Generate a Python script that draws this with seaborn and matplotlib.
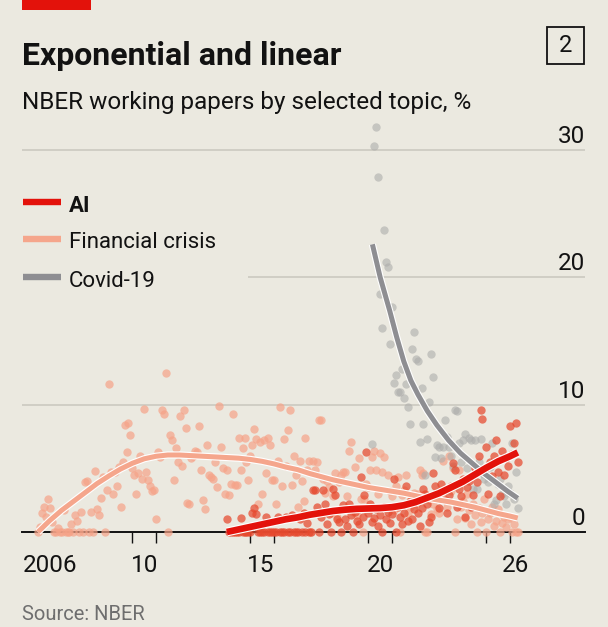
import numpy as np
import pandas as pd
import matplotlib
matplotlib.use('Agg')
import matplotlib.pyplot as plt
import matplotlib.patheffects as pe
from matplotlib.lines import Line2D
from matplotlib.patches import Rectangle
import seaborn as sns

# monthly share of NBER working papers, %
fin_start = 2006.0  # Jan 2006
fin_share = [
    0.0, 0.4, 1.5, 2.0, 1.2, 2.6, 1.9, 0.8, 0.0, 0.0, 0.3, 0.0,    # 2006
    0.0, 1.7, 0.0, 0.0, 0.0, 0.6, 0.0, 1.3, 0.9, 0.0, 1.6, 0.0,    # 2007
    3.9, 4.0, 0.0, 1.6, 0.0, 4.8, 1.8, 1.3, 2.7, 4.3, 0.0, 3.3,    # 2008
    11.6, 4.7, 3.0, 4.7, 3.6, 5.1, 2.0, 5.5, 8.4, 6.3, 8.6, 7.6,   # 2009
    5.0, 4.5, 3.0, 4.6, 6.0, 4.2, 9.7, 4.7, 4.1, 3.6, 3.2, 3.3,    # 2010
    1.0, 6.3, 5.9, 9.6, 9.3, 12.5, 0.0, 7.6, 7.2, 4.1, 6.6, 5.5,   # 2011
    9.1, 5.2, 9.6, 8.2, 2.3, 2.2, 5.8, 6.0, 6.4, 6.3, 8.3, 4.9,    # 2012
    2.5, 1.8, 6.8, 4.5, 4.3, 4.2, 5.5, 3.5, 9.9, 6.7, 5.0, 3.0,    # 2013
    4.9, 2.9, 3.8, 9.3, 3.7, 3.7, 7.4, 4.9, 6.6, 7.4, 5.5, 4.1,    # 2014
    6.0, 6.8, 8.1, 7.3, 2.2, 7.1, 3.0, 7.2, 4.6, 7.4, 6.8, 4.1,    # 2015
    4.1, 2.2, 5.6, 9.8, 3.6, 7.3, 5.2, 8.0, 9.6, 3.7, 6.0, 4.5,    # 2016
    2.0, 5.6, 4.0, 2.4, 7.4, 4.9, 5.6, 0.0, 5.6, 4.9, 5.5, 8.8,    # 2017
    8.8, 4.2, 3.1, 4.0, 3.5, 1.5, 2.8, 4.6, 1.2, 3.9, 4.5, 4.7,    # 2018
    4.7, 2.8, 6.4, 7.1, 1.6, 5.1, 1.3, 5.8, 2.6, 0.0, 2.6, 3.8,    # 2019
    3.5, 4.9, 5.9, 6.4, 4.9, 3.0, 6.2, 4.7, 5.9, 2.0, 4.5, 3.2,    # 2020
    2.8, 1.7, 3.6, 4.3, 0.0, 2.9, 3.3, 4.5, 1.5, 2.0, 2.5, 3.1,    # 2021
    2.2, 3.0, 4.9, 4.5, 4.6, 0.0, 0.0, 2.5, 1.4, 2.2, 3.0, 1.8,    # 2022
    1.5, 2.6, 5.6, 2.5, 2.0, 6.0, 3.2, 5.0, 0.0, 1.0, 4.9, 2.0,    # 2023
    2.4, 1.1, 3.0, 1.7, 0.6, 2.2, 1.3, 0.0, 1.9, 0.8, 1.5, 2.6,    # 2024
    0.0, 1.0, 1.5, 2.0, 0.5, 0.9, 1.8, 0.0, 0.7, 1.2, 0.4, 1.0,    # 2025
    1.2, 0.0, 0.6, 0.0, 0.0,                                       # 2026
]
ai_start = 2014.0  # Jan 2014
ai_share = [
    1.0, 0.0, 0.0, 0.0, 0.0, 0.0, 0.0, 1.1, 0.0, 0.0, 0.0, 0.0,    # 2014
    0.0, 1.5, 1.9, 1.4, 0.0, 0.0, 0.0, 0.0, 1.2, 0.0, 0.0, 0.0,    # 2015
    0.0, 0.0, 1.2, 0.0, 0.0, 0.0, 1.2, 0.0, 0.0, 1.3, 0.0, 0.0,    # 2016
    0.0, 1.0, 0.0, 1.5, 0.0, 0.7, 0.0, 0.0, 3.3, 3.3, 2.0, 0.0,    # 2017
    1.2, 3.3, 2.2, 0.6, 1.4, 0.0, 3.4, 2.9, 1.0, 0.8, 0.0, 2.1,    # 2018
    1.0, 0.5, 2.2, 1.3, 0.0, 1.6, 0.9, 0.6, 4.3, 1.2, 2.9, 6.3,    # 2019
    1.5, 2.2, 0.8, 1.1, 1.8, 0.5, 1.3, 0.0, 2.0, 1.0, 1.6, 0.7,    # 2020
    1.4, 4.2, 0.0, 2.0, 1.2, 0.6, 1.5, 3.6, 0.9, 2.4, 1.0, 1.8,    # 2021
    2.6, 1.5, 0.5, 1.9, 3.4, 3.0, 2.2, 0.8, 1.2, 4.6, 3.6, 2.8,    # 2022
    1.9, 3.8, 3.2, 2.5, 1.5, 2.9, 3.6, 5.4, 4.9, 2.0, 3.4, 2.8,    # 2023
    4.2, 1.2, 3.5, 4.0, 2.0, 2.9, 5.0, 3.9, 6.0, 9.6, 8.9, 4.7,    # 2024
    6.7, 3.0, 5.5, 4.4, 6.0, 7.2, 4.7, 2.8, 6.4, 4.5, 5.8, 5.2,    # 2025
    8.3, 6.1, 7.0, 8.6, 5.5,                                       # 2026
]
covid_start = 2020 + 2 / 12  # Mar 2020
covid_share = [
    6.9, 30.3, 31.8, 27.9, 18.7, 16.0, 23.7, 21.2, 20.8, 14.8,     # 2020
    17.7, 11.7, 12.3, 11.0, 11.0, 12.8, 10.5, 11.6, 9.8, 8.5, 14.4, 15.7,  # 2021
    13.6, 13.4, 7.1, 11.3, 8.5, 4.5, 7.3, 10.2, 14.0, 12.2, 5.9, 6.8,     # 2022
    6.7, 5.8, 6.7, 8.8, 7.5, 6.7, 6.0, 5.2, 9.6, 9.5, 7.0, 5.5,    # 2023
    7.2, 7.7, 5.0, 7.4, 7.2, 3.4, 7.2, 3.4, 5.5, 7.3, 4.6, 4.2,    # 2024
    4.5, 3.9, 5.1, 7.0, 2.2, 2.5, 3.8, 4.2, 3.0, 2.8, 2.2, 3.6,    # 2025
    3.1, 7.0, 2.6, 4.7, 1.9,                                       # 2026
]

# smoothed trend lines
fin_trend_x = [2006.0, 2006.5, 2007.0, 2007.5, 2008.0, 2008.5, 2009.0, 2009.5, 2010.0, 2010.5,
               2011.0, 2011.5, 2012.0, 2012.5, 2013.0, 2013.5, 2014.0, 2014.5, 2015.0, 2015.5,
               2016.0, 2016.5, 2017.0, 2017.5, 2018.0, 2018.5, 2019.0, 2019.5, 2020.0, 2020.5,
               2021.0, 2021.5, 2022.0, 2022.5, 2023.0, 2023.5, 2024.0, 2024.5, 2025.0, 2025.5,
               2026.0, 2026.33]
fin_trend_y = [0.0, 0.9, 1.7, 2.4, 3.1, 3.8, 4.4, 4.95, 5.4, 5.75,
               5.95, 6.05, 6.05, 6.0, 5.95, 5.9, 5.85, 5.8, 5.7, 5.55,
               5.35, 5.1, 4.9, 4.6, 4.35, 4.1, 3.9, 3.7, 3.5, 3.35,
               3.2, 3.05, 2.85, 2.65, 2.5, 2.35, 2.15, 1.95, 1.7, 1.45,
               1.25, 1.1]
ai_trend_x = [2014.0, 2014.5, 2015.0, 2015.5, 2016.0, 2016.5, 2017.0, 2017.5, 2018.0, 2018.5,
              2019.0, 2019.5, 2020.0, 2020.5, 2021.0, 2021.5, 2022.0, 2022.5, 2023.0, 2023.5,
              2024.0, 2024.5, 2025.0, 2025.5, 2026.0, 2026.33]
ai_trend_y = [0.0, 0.2, 0.4, 0.6, 0.8, 1.0, 1.15, 1.35, 1.5, 1.65,
              1.75, 1.82, 1.85, 1.88, 1.95, 2.1, 2.35, 2.7, 3.05, 3.5,
              3.95, 4.5, 5.05, 5.55, 5.95, 6.25]
covid_trend_x = [2020.17, 2020.5, 2020.9, 2021.2, 2021.5, 2021.8, 2022.1, 2022.5, 2022.9, 2023.4,
                 2023.9, 2024.4, 2024.9, 2025.4, 2025.9, 2026.33]
covid_trend_y = [22.6, 20.0, 17.4, 15.3, 13.4, 11.9, 10.8, 9.5, 8.4, 7.2,
                 6.2, 5.4, 4.6, 3.9, 3.2, 2.65]

x_labels = ['2006', '10', '15', '20', '26']
x_label_pos = [2006.5, 2010.5, 2015.45, 2020.5, 2026.25]
year_ticks = list(range(2006, 2027))
tall_ticks = [2010, 2011, 2015, 2016, 2020, 2021, 2025, 2026]
y_ticks = [0, 10, 20, 30]

BG = '#ebe9e0'
RED = '#e3120b'
SALMON = '#f5a68c'
GREY = '#8e8e92'
INK = '#121212'


def monthly(start, vals):
    return pd.DataFrame({'year': start + np.arange(len(vals)) / 12, 'share': vals})


fin_df = monthly(fin_start, fin_share)
ai_df = monthly(ai_start, ai_share)
covid_df = monthly(covid_start, covid_share)

sns.set_theme(style='white')
plt.rcParams['font.family'] = ['Roboto', 'DejaVu Sans']

W, H = 608, 627
fig = plt.figure(figsize=(W / 100, H / 100), dpi=100)
fig.patch.set_facecolor(BG)

x0, x1 = 2006 - 16 / 23.6, 2006 + 547 / 23.6
ax = fig.add_axes([22 / W, (H - 532) / H, 563 / W, (532 - 118.3) / H])
ax.set_facecolor(BG)
ax.set_xlim(x0, x1)
ax.set_ylim(0, 32.5)

# gridlines (the 20 line stops at the key)
ax.hlines([10, 30], x0, x1, color='#c9c7be', lw=1.1, zorder=0)
ax.hlines(20, 2014.9, x1, color='#c9c7be', lw=1.1, zorder=0)

dot = dict(s=36, linewidth=0, legend=False, clip_on=False, ax=ax)
sns.scatterplot(data=fin_df, x='year', y='share', color='#f6a388', alpha=0.7, zorder=2, **dot)
sns.scatterplot(data=covid_df, x='year', y='share', color='#adadab', alpha=0.6, zorder=2, **dot)
sns.scatterplot(data=ai_df, x='year', y='share', color='#e6492e', alpha=0.72, zorder=3, **dot)


def halo(w):
    return [pe.Stroke(linewidth=w + 1.6, foreground='white'), pe.Normal()]


sns.lineplot(x=covid_trend_x, y=covid_trend_y, color=GREY, lw=3.6, ax=ax, zorder=4,
             solid_capstyle='butt', path_effects=halo(3.6), clip_on=False)
sns.lineplot(x=fin_trend_x, y=fin_trend_y, color=SALMON, lw=3.6, ax=ax, zorder=5,
             solid_capstyle='butt', path_effects=halo(3.6), clip_on=False)
sns.lineplot(x=ai_trend_x, y=ai_trend_y, color=RED, lw=4.8, ax=ax, zorder=6,
             solid_capstyle='butt', path_effects=halo(4.8), clip_on=False)

ax.set_xlabel('')
ax.set_ylabel('')
for s in ['top', 'left', 'right']:
    ax.spines[s].set_visible(False)
ax.spines['bottom'].set_color(INK)
ax.spines['bottom'].set_linewidth(1.4)
ax.spines['bottom'].set_zorder(1)

ax.set_xticks(x_label_pos, x_labels)
ax.set_xticks(year_ticks, minor=True)
ax.tick_params(axis='x', which='major', length=0, pad=15.5, labelsize=17.5, labelcolor=INK)
ax.tick_params(axis='x', which='minor', length=4.3, width=1.0, color=INK, direction='out')
ax.tick_params(axis='y', left=False, labelleft=False)

sec = ax.secondary_xaxis('bottom')
sec.set_xticks(tall_ticks, labels=[])
sec.tick_params(length=8, width=1.0, color=INK, direction='out')
for s in sec.spines.values():
    s.set_visible(False)

for v in y_ticks:
    ax.annotate(str(v), xy=(1, v), xycoords=('axes fraction', 'data'), xytext=(0, 5),
                textcoords='offset points', ha='right', va='baseline', fontsize=17.5, color=INK)

# key
keys = [('AI', RED, 202, 211.7, 'bold'),
        ('Financial crisis', SALMON, 239.3, 248.3, 'normal'),
        ('Covid-19', GREY, 277, 286.7, 'normal')]
for label, col, ly, by, wt in keys:
    fig.add_artist(Line2D([23 / W, 61 / W], [(H - ly) / H] * 2, color=col, lw=4.6,
                          solid_capstyle='butt', transform=fig.transFigure))
    fig.text(69 / W, (H - by) / H, label, fontsize=16, fontweight=wt, color=INK, va='baseline')

# header
fig.add_artist(Rectangle((22 / W, (H - 10) / H), 69 / W, 10 / H, color=RED,
                         transform=fig.transFigure, lw=0))
fig.text(22 / W, (H - 65) / H, 'Exponential and linear', fontsize=23, fontweight='bold',
         color=INK, va='baseline')
fig.text(22 / W, (H - 109) / H, 'NBER working papers by selected topic, %', fontsize=17.5,
         color=INK, va='baseline')
fig.add_artist(Rectangle((547 / W, (H - 64) / H), 37 / W, 37 / H, fill=False, ec=INK, lw=1.3,
                         transform=fig.transFigure))
fig.text(565.5 / W, (H - 45.5) / H, '2', fontsize=17, color=INK, ha='center', va='center')

fig.text(22 / W, (H - 620) / H, 'Source: NBER', fontsize=14.5, color='#6e6e6e', va='baseline')

fig.savefig('out.png', dpi=100, facecolor=BG)
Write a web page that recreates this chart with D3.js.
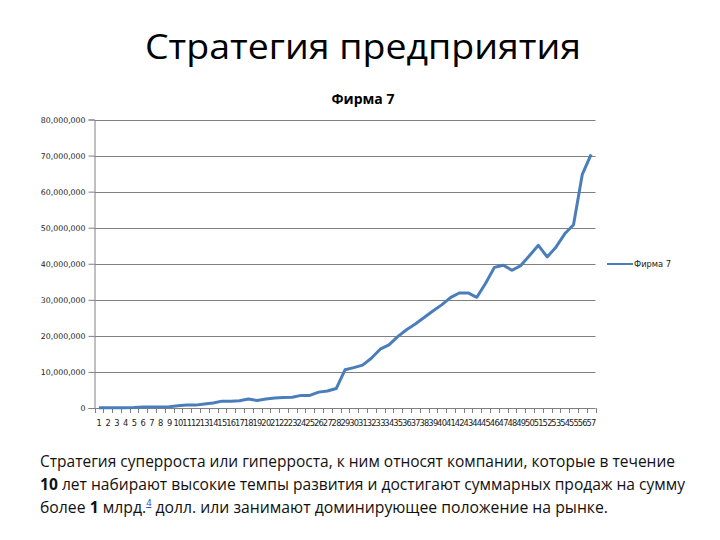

◆ **Exercise directions**:
Take the lines above from the top of the records through the one with "import seaborn as sns" and repeat them exactly, without any pictures.

◆ **Final result**:
Generate a Python script that draws this with seaborn and matplotlib.
import numpy as np
import pandas as pd
import matplotlib
matplotlib.use('Agg')
import matplotlib.pyplot as plt
import matplotlib.patheffects as pe
from matplotlib.lines import Line2D
from matplotlib.patches import Rectangle
import seaborn as sns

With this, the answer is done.